C’est dans ce domaine qu’il faut chercher la différence fondamentale entre les deux méthodes Nixon et Obama, en apparence similaire dans la forme. Obama s’enferme avec une petite équipe, non pas pour appliquer par la force du pouvoir ses idées contre la bureaucratie, mais par inexpérience et par absence d’idées bien précises, toutes choses qu’il ne veut pas faire apparaître.
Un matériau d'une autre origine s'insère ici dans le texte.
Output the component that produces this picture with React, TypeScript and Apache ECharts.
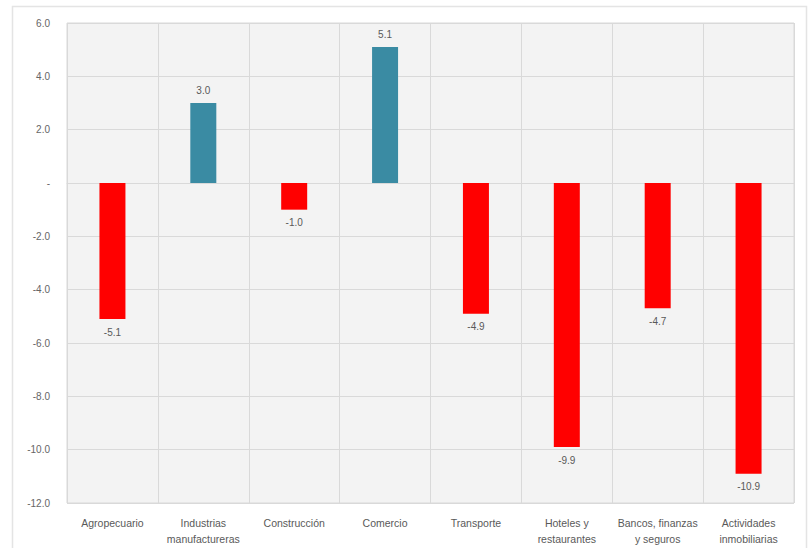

Il en résulte qu’au contraire de Nixon, cet isolement sans directives impératives permet d’autant mieux aux bureaucraties d’appliquer leurs propres politiques et d’interférer gravement dans l’unité et la coordination d’une seule politique US. On a chaque jour des exemples de cette politique sans contrôle, de ce désordre, où la présidence ne parvient absolument pas à maîtriser sa politique, dont on est évidemment conduit à se demander si elle existe seulement. (Dernier cas en date, l’affaire de l’accord sur les anti-missiles avec la Roumanie.) C’est bien dans le cas d’Obama qu’il faut parler d’emprisonnement stérile par une petite équipe; mais ce n’est pas la méthode qu’il faut critiquer mais l’absence totale d’inspiration et de conceptions du chef de cette équipe et, par conséquent, l’effet de la perversion de la méthode. Nixon avait la même méthode, mais la méthode n’était pas un but dans son cas mais un moyen pour tenter de tourner la dictature de la bureaucratie. Nixon a perdu, mais avec les honneurs contrairement à la réputation qu’on lui fait, et après avoir accompli des choses non négligeables; Obama n’a même pas perdu puisque, jusqu’ici, il ne s’est même pas battu. C’est d’autant plus regrettable et condamnable que, bien plus encore que Nixon, il a historiquement la tâche de devoir se battre dans ce sens, et il a les capacités humaines pour le faire. C'est tout le problème de l'“American Gorbatchev”, que Nixon faillit être par anticipation, et tenta d'être, et qu'Obama aurait pour tâche historique de devenir, et avec beaucoup plus de capacités pour le devenir, et qu'il ne tente en aucune façon de devenir.